All this may seem too schematic: old vs. new, tradition vs. progress, liberal vs. conservative. But at a crucial moment, late in the play, those terms shift. Mr. Shanley grants his characters the capacity to surprise. They cannot be reduced to holders of positions, or mouthpieces of philosophies. They are people. Where Mr. Shanley does slip a bit is a certain mechanical way of supplying details here and there. Sister Aloysius’s many foibles come across in almost list form, and a late scene with Donald’s mother (Adriane Lenox), feels rushed, forced.


Distilling this kind of environment to 90 minutes of dialogue poses real difficulties, to be sure. Catholic school has its moments of explicit instruction, but operates more by letting impressionable young minds marinate in a kind of moral solution over many years. All in all, Mr. Shanley captures it pretty well – trust me.


The arresting MTC production owes much to director Doug Hughes. His pace is supremely confident, and the use of the stage is assured. John Lee Beatty’s set consists of a permanent school courtyard, into which slides the principal’s office, the locker room, or nothing at all, for the scenes when Father Flynn addresses us in his green and gold robes.


Sister Aloysius and Father Flynn spend the entire play maneuvering around one another, but only come face-to-face twice. The first time, Sister James is present; the second is purely mano-a-mano, just two great actors squaring off with some exceptionally pungent dialogue. The upper hand keeps changing, and the tension keeps rising. When was the last time a play made your heart race? I don’t want to give away details before you’ve seen it – and you must see it. Suffice it to say that Cherry Jones and Brian F. O’Byrne trying to out duel one another may be the closest approximation to heaven that the New York theater provides.


For all her bold statements about iciness and skepticism, Ms. Jones gives Sister Aloysius little spots of warmth. She is stubborn, to be sure. But in the fraught final scene, she finds a moving depth. Mr. O’Byrne avoids all outward signs of villainy. To the end he insists he has done nothing wrong – which, in his own mind, is true. Even more than his turn as a child killer in last year’s “Frozen,” his performance mesmerizes. Ms. Goldenhersh holds her own with these two – no small feat. She is affecting when she quavers: a young woman constantly on the rack, trying to do what’s right without causing harm.

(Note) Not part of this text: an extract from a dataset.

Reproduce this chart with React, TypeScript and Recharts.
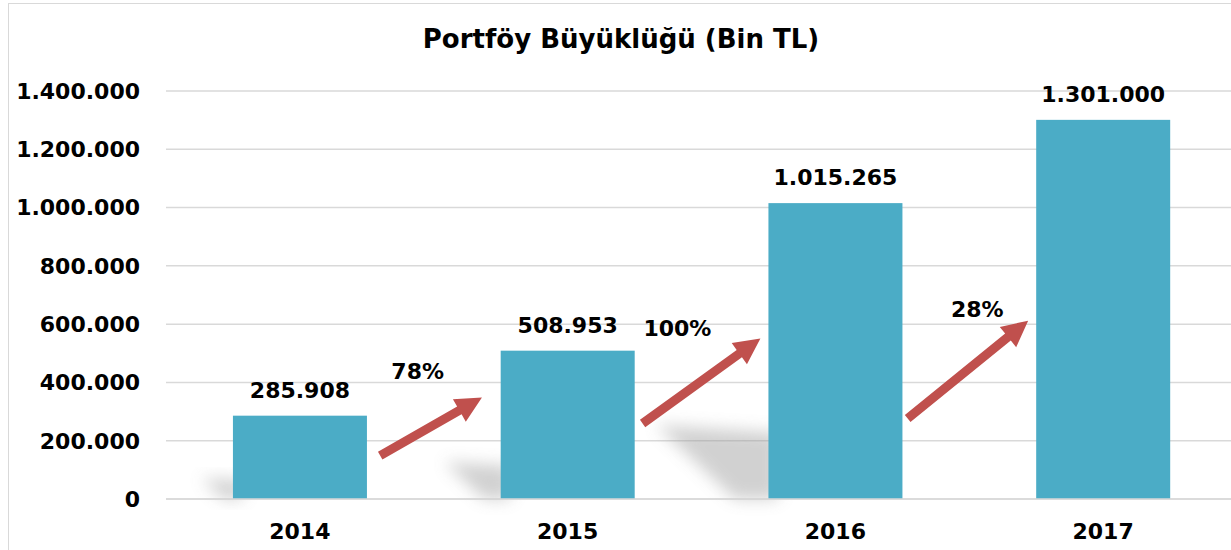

Sister James frets about what they’re doing to flush out Father Flynn, but Sister Aloysius is unyielding. “When you take a step to address wrongdoing, you are taking a step away from God, but in His service.” (What a provocative statement – how many misdeeds could that statement justify?) The final triumph of Ms. Jones’s performance is that we see the cost exacted by her actions. Doubt is vanquished by certainty, only to be replaced by new and graver doubts.

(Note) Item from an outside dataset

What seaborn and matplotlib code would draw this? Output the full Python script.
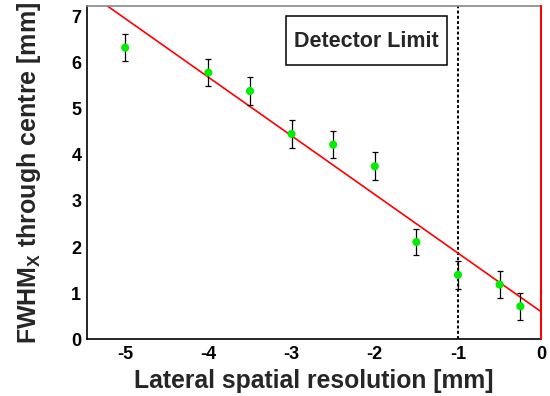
import numpy as np
import pandas as pd
import matplotlib
matplotlib.use("Agg")
import matplotlib.pyplot as plt
import seaborn as sns
from matplotlib.ticker import MultipleLocator
from matplotlib.patches import Rectangle

# data
resolution = [-5.0, -4.0, -3.5, -3.0, -2.5, -2.0, -1.5, -1.0, -0.5, -0.25]
fwhm = [6.32, 5.78, 5.38, 4.45, 4.22, 3.75, 2.11, 1.40, 1.19, 0.72]
fwhm_err = [0.30, 0.30, 0.31, 0.31, 0.30, 0.30, 0.29, 0.30, 0.30, 0.29]
fit_slope = -1.27
fit_intercept = 0.60
detector_limit = -1.0
x_range = [-5.46, 0.0]
y_range = [0.0, 7.22]

df = pd.DataFrame({"x": resolution, "y": fwhm, "err": fwhm_err})

sns.set_style("white")
plt.rcParams["font.family"] = ["Liberation Sans", "DejaVu Sans"]
plt.rcParams["font.weight"] = "bold"
plt.rcParams["mathtext.fontset"] = "custom"
plt.rcParams["mathtext.rm"] = "Liberation Sans:bold"
plt.rcParams["mathtext.bf"] = "Liberation Sans:bold"

fig = plt.figure(figsize=(5.5, 3.96), dpi=100)
ax = fig.add_axes([0.158, 0.1427, 0.826, 0.842])

# fit line across the axis range
fx = np.array(x_range)
fit_df = pd.DataFrame({"x": fx, "y": fit_intercept + fit_slope * fx})
sns.lineplot(data=fit_df, x="x", y="y", color="red", linewidth=1.2, ax=ax, zorder=2)

# error bars
ax.errorbar(df["x"], df["y"], yerr=df["err"], fmt="none", ecolor="black",
            elinewidth=0.9, capsize=2.5, capthick=0.9, zorder=3)
sns.scatterplot(data=df, x="x", y="y", color="#00ee00", s=34, edgecolor="none",
                ax=ax, zorder=4)

# detector limit and zero line
ax.axvline(detector_limit, color="black", linestyle=(0, (1.5, 1.2)), linewidth=1.4, zorder=1)
ax.axvline(0.0, color="red", linewidth=1.5, zorder=5, clip_on=False)

ax.add_patch(Rectangle((0.438, 0.823), 0.355, 0.147, transform=ax.transAxes,
                       facecolor="white", edgecolor="black", linewidth=1.1, zorder=6))
ax.text(0.6155, 0.895, "Detector Limit", transform=ax.transAxes, fontsize=15.5,
        fontweight="bold", ha="center", va="center", zorder=7)

ax.set_xlim(*x_range)
ax.set_ylim(*y_range)
ax.xaxis.set_major_locator(MultipleLocator(1))
ax.xaxis.set_minor_locator(MultipleLocator(0.2))
ax.yaxis.set_major_locator(MultipleLocator(1))
ax.yaxis.set_minor_locator(MultipleLocator(0.2))
ax.set_xticks([-5, -4, -3, -2, -1, 0])
ax.set_xticklabels(["-5", "-4", "-3", "-2", "-1", "0"])
ax.tick_params(axis="both", which="both", direction="in", top=False, right=False,
               colors="#555555", labelcolor="black", labelsize=13)
ax.tick_params(axis="x", which="major", length=10, width=1, pad=5)
ax.tick_params(axis="x", which="minor", length=5, width=1)
ax.tick_params(axis="y", which="major", length=9, width=1, pad=4)
ax.tick_params(axis="y", which="minor", length=4.5, width=1)
for lab in ax.get_xticklabels() + ax.get_yticklabels():
    lab.set_fontweight("bold")

ax.spines["left"].set_color("black")
ax.spines["bottom"].set_color("black")
ax.spines["top"].set_color("#888888")
ax.spines["right"].set_color("#888888")
for s in ax.spines.values():
    s.set_linewidth(1.2)

ax.set_xlabel("Lateral spatial resolution [mm]", fontsize=17.8, fontweight="bold", labelpad=4)
ax.set_ylabel(r"FWHM$_\mathrm{X}$ through centre [mm]", fontsize=18, fontweight="bold", labelpad=20)

fig.savefig("out.png", dpi=100)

Mr. Shanley doesn’t sentimentalize Sister Aloysius, but he treats her with a great, generous sympathy. If I read him right, she is a kind of hero in this morally compromised world: Doubt can be painful, and can lead to despair, but a moral life requires us to reckon with it. As if the play isn’t tribute enough, Mr. Shanley included a gracious note about women like Sister Aloysius in the program. It bears reprinting in full:


“This play is dedicated to the many orders of Catholic nuns who devoted their lives to serving others in hospitals, schools and retirement homes. Though they have been much maligned and ridiculed, who among us has been so generous?”


On top of all the others, here is one more reason for thanks.



Until January 9 (131 W. 55th Street, between Sixth and Seventh Avenues, 212-581-1212).